39 young people have already been housed, rooms at full capacity in Year 1; up to 10 referrals per available room

Environmental

280,000 kgCO₂e embodied carbon advantage over the steel/concrete alternative

~150 kgCO₂e/m² upfront; ~15 kgCO₂e/m² net including stored biogenic carbon (IStructE SCORS Grade A)

Fully bolted and screwed superstructure - designed for disassembly at end of life

Up to 92% construction waste diverted from landfill (BRANZ pilot study, Naylor Love)

Economic

Timber cost-equivalent to steel/concrete. No premium for choosing low-carbon

Early contractor collaboration and lighter structure reduced connection and foundation costs. Savings directed to care delivery

High-performance envelope and centralised heating cut operational costs, freeing resources for people rather than premises

The residents drove the decision

Young people co-designed this building. When asked what mattered most, climate anxiety ranked as a primary concern. The design team listened.

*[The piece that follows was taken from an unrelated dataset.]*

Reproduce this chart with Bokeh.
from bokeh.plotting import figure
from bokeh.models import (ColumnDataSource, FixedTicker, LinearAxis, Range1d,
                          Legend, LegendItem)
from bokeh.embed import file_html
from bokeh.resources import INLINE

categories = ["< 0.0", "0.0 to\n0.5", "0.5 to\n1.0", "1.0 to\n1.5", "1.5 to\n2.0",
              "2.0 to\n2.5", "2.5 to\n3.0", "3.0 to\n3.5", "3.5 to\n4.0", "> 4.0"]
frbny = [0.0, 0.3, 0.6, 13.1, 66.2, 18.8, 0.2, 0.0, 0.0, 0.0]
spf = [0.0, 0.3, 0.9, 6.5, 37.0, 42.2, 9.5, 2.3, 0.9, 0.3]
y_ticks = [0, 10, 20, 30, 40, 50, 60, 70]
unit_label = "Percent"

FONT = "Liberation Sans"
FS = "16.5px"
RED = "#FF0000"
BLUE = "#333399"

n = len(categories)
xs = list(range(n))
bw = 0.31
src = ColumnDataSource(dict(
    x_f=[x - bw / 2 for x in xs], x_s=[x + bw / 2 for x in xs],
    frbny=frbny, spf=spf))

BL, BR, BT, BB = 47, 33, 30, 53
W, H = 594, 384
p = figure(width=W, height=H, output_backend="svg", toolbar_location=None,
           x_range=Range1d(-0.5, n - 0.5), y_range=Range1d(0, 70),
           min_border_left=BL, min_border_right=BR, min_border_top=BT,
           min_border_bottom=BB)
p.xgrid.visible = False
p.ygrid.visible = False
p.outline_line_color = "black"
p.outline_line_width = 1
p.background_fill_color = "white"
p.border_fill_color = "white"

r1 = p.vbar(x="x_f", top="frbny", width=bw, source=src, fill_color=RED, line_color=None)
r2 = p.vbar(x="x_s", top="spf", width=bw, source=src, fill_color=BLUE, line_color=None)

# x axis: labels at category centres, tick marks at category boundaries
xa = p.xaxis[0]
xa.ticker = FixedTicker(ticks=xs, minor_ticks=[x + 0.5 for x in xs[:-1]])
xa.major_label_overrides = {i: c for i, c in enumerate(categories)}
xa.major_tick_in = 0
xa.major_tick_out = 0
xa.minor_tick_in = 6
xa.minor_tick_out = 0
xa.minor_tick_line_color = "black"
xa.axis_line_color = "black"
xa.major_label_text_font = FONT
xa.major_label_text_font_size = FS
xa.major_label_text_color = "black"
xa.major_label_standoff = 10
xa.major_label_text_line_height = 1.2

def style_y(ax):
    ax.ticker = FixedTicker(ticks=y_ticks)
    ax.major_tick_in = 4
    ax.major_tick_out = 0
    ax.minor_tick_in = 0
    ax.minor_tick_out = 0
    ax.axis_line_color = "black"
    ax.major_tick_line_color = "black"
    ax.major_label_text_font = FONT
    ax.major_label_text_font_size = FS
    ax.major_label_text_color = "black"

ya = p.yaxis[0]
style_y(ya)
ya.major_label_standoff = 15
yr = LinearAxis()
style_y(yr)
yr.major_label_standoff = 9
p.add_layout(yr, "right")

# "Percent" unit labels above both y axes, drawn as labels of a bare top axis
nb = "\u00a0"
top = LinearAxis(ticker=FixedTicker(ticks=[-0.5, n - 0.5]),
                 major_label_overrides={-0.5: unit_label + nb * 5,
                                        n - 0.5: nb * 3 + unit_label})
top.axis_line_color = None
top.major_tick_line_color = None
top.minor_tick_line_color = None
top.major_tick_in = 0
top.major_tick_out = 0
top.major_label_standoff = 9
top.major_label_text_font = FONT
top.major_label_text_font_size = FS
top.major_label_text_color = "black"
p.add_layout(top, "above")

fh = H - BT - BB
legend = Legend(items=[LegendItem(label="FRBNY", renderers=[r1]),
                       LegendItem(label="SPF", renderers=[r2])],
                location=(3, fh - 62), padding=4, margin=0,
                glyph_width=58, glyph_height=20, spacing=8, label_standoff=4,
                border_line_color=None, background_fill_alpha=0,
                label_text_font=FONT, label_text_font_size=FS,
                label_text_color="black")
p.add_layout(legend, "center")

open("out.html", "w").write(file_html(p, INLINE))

Structural optioneering was completed at concept stage: steel and concrete versus an engineered timber frame. Embodied carbon assessment showed a 280,000 kgCO₂e swing in favour of timber, equivalent to 812 Christchurch–Auckland return flights. Cost was equivalent. The decision was shaped by evidence, and by the values of the people the building would serve.

The cellular room layout, product of the co-design process, proved ideally suited to a well-distributed timber shear wall system. Structural efficiency and social purpose aligned from first principles.

The structure

The primary frame is GL10 glulam, with ductile plywood shear walls and LVL floor and roof framing throughout. Steel appears only where geometry demands it. Early collaboration with Red Stag simplified connections and eliminated costly steel bracketry. Savings that went directly to care delivery in a community-funded project.

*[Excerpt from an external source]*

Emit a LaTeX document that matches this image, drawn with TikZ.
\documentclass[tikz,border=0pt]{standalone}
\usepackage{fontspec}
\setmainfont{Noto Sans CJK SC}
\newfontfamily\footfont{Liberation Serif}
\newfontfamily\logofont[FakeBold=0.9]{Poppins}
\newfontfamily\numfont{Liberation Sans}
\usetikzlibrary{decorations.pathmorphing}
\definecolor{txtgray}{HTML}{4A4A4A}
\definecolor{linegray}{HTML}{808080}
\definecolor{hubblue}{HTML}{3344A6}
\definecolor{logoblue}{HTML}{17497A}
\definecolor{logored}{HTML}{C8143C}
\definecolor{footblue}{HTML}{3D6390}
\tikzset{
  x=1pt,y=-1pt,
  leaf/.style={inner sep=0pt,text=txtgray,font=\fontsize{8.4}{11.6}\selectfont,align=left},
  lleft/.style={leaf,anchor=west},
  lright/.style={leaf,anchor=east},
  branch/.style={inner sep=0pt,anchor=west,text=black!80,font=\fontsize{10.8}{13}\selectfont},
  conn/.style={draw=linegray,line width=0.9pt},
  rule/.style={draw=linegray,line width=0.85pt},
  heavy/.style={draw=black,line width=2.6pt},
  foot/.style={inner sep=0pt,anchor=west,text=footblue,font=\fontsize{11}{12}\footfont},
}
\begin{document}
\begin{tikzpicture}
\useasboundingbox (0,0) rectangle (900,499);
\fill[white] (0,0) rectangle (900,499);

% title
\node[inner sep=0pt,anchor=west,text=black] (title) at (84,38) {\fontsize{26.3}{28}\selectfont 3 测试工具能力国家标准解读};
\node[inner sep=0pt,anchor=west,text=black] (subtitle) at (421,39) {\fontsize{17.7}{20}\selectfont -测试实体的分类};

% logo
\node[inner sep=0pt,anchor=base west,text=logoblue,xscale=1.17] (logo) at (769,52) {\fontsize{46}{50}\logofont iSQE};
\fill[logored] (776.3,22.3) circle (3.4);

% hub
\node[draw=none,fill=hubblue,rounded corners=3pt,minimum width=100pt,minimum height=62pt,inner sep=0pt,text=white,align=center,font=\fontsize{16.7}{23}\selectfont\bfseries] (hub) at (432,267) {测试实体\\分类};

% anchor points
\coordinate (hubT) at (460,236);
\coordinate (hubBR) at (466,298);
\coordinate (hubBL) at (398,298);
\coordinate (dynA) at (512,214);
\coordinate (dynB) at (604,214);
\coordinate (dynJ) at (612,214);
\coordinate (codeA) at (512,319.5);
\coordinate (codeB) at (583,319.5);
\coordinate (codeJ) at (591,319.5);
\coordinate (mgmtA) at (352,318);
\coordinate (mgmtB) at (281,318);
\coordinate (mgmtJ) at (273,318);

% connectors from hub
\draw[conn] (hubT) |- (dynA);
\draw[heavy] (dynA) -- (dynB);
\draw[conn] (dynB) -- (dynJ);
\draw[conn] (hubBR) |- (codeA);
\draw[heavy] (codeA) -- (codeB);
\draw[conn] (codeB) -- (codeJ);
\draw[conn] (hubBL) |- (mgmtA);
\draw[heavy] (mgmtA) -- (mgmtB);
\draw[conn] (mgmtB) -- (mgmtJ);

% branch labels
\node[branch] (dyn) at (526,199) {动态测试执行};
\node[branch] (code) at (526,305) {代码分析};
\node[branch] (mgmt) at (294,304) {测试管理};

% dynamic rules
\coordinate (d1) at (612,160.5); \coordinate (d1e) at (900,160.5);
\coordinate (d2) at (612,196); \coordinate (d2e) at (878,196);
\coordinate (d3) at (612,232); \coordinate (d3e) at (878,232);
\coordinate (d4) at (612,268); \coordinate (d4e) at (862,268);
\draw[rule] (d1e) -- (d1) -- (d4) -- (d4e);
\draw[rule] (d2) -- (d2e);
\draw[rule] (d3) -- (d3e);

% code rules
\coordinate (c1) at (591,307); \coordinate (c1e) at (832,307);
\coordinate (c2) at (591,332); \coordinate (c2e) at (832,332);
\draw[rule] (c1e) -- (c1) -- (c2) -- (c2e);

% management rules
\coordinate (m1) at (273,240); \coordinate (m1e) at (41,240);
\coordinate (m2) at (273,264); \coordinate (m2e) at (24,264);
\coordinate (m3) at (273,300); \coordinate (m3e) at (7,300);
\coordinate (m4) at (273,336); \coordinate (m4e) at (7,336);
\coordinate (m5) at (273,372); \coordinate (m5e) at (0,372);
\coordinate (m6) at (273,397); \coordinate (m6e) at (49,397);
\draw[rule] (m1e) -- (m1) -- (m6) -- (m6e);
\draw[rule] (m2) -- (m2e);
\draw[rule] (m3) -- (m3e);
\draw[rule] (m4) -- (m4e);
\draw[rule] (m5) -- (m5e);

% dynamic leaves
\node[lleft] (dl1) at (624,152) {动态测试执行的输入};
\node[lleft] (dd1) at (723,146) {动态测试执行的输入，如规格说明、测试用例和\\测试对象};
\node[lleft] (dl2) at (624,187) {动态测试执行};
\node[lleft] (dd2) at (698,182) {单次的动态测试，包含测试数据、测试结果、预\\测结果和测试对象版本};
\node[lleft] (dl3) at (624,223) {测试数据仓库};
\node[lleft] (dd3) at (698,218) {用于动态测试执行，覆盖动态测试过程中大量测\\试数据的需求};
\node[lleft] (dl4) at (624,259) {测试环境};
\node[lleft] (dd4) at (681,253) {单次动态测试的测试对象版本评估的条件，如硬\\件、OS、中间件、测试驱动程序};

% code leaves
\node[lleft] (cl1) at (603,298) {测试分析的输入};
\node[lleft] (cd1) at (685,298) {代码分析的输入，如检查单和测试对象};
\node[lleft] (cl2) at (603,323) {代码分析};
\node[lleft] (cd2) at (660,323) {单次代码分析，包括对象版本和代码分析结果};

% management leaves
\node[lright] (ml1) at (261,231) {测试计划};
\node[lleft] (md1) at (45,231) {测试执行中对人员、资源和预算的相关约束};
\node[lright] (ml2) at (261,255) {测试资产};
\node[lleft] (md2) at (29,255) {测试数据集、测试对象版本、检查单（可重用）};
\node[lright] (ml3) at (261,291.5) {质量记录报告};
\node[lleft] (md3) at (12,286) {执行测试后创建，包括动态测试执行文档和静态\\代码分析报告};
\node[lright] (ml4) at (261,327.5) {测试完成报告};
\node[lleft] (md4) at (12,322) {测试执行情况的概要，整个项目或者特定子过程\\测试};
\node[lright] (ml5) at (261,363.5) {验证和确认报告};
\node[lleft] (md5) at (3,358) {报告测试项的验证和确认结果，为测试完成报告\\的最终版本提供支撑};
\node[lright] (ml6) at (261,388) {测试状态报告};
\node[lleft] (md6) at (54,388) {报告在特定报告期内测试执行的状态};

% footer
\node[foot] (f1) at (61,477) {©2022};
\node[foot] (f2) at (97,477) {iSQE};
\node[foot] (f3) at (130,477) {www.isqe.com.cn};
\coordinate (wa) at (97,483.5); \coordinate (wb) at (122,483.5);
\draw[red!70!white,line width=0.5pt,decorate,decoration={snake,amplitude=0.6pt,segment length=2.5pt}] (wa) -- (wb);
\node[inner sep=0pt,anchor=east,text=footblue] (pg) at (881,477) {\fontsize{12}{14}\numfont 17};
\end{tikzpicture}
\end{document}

On high-liquefaction ground with shallow peat, the lighter superstructure enabled a simple shallow foundation grid. Comprehensive BIM coordination resolved hundreds of connections and service penetrations before construction.

Material and meaning

Gifted the kahikatea as its cultural narrative (a symbol of interconnectedness and collective strength) the building needed a material that could hold that meaning. Exposed glulam says home; concrete says institution. Cork floors add warmth underfoot and acoustic softness in health spaces. Kahikatea veneer highlights the atrium and tukutuku-inspired plywood walls. Timber works at every scale, from structure to finish.

Outcomes

The project won the Property Council Excellence Award for Sustainability and the 2025 SESOC Structural Sustainability Award. In Year 1, 39 young people were housed at full occupancy. “We’re especially proud to hear from our residents that they feel safe and supported,” says the Housing Manager. The buildings perform as designed socially, environmentally, and economically.